Interoperability & Ecosystem
- Catalog DB can be any SQL database (e.g., Postgres/MySQL); spec is published, so non-DuckDB implementations are possible, but none exist yet.
- Unclear how/when Spark, Trino, Flink, etc. will integrate; current metadata layout is novel, so existing engines won’t understand it without adapters.
- Concern about BI/analytics support until more engines or connectors natively speak DuckLake.
MotherDuck & Separation of Concerns
- DuckLake is pitched as an open lakehouse layer with transactional metadata and compute/storage separation on user-controlled infra.
- MotherDuck is described as hosted DuckDB with current limitations (e.g., single writer), but both sides say they’re working on tight integration, including hosting DuckLake catalogs.
Critiques, Open Questions, and Adoption
- Some ask how updates, row-level changes, and time travel work in detail; updates are confirmed supported, but questions remain about stats tables and snapshot-versioning.
- Questions about “what’s really new vs Hive + catalog over Parquet” keep coming up; proponents point to transactional semantics, richer metadata, and latency improvements.

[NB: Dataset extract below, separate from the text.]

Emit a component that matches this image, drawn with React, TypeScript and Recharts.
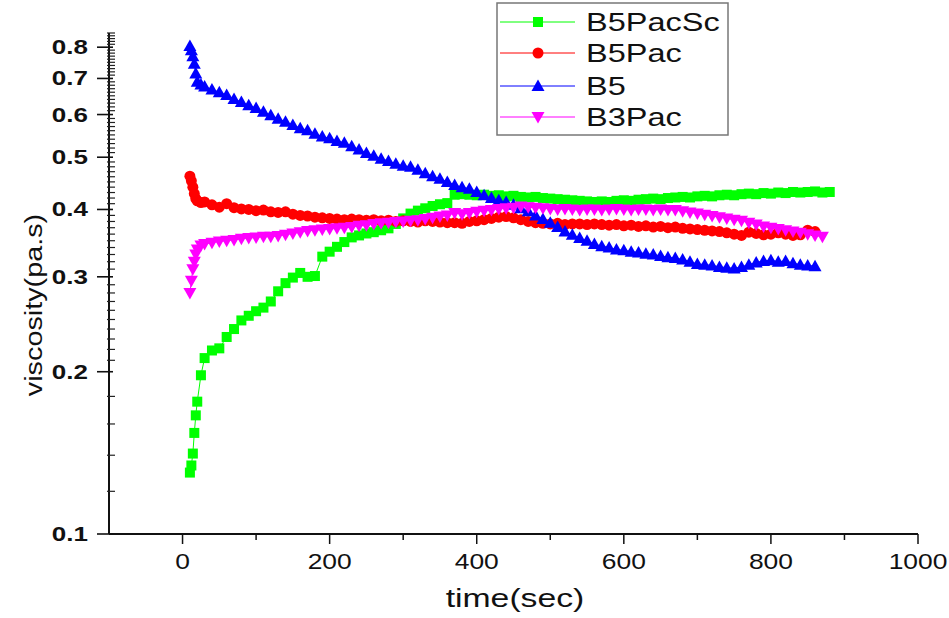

- Skepticism about big-enterprise adoption due to incumbent vendors and non-technical buying criteria, though others recall similar skepticism when Hadoop/Spark challenged legacy MPP databases.
- There’s a long subthread on time-range partitioning and filename schemes; several argue a simple, widely adopted range-based naming convention could solve some problems without a full lakehouse stack, but current tools are all anchored on Hive-style partitioning.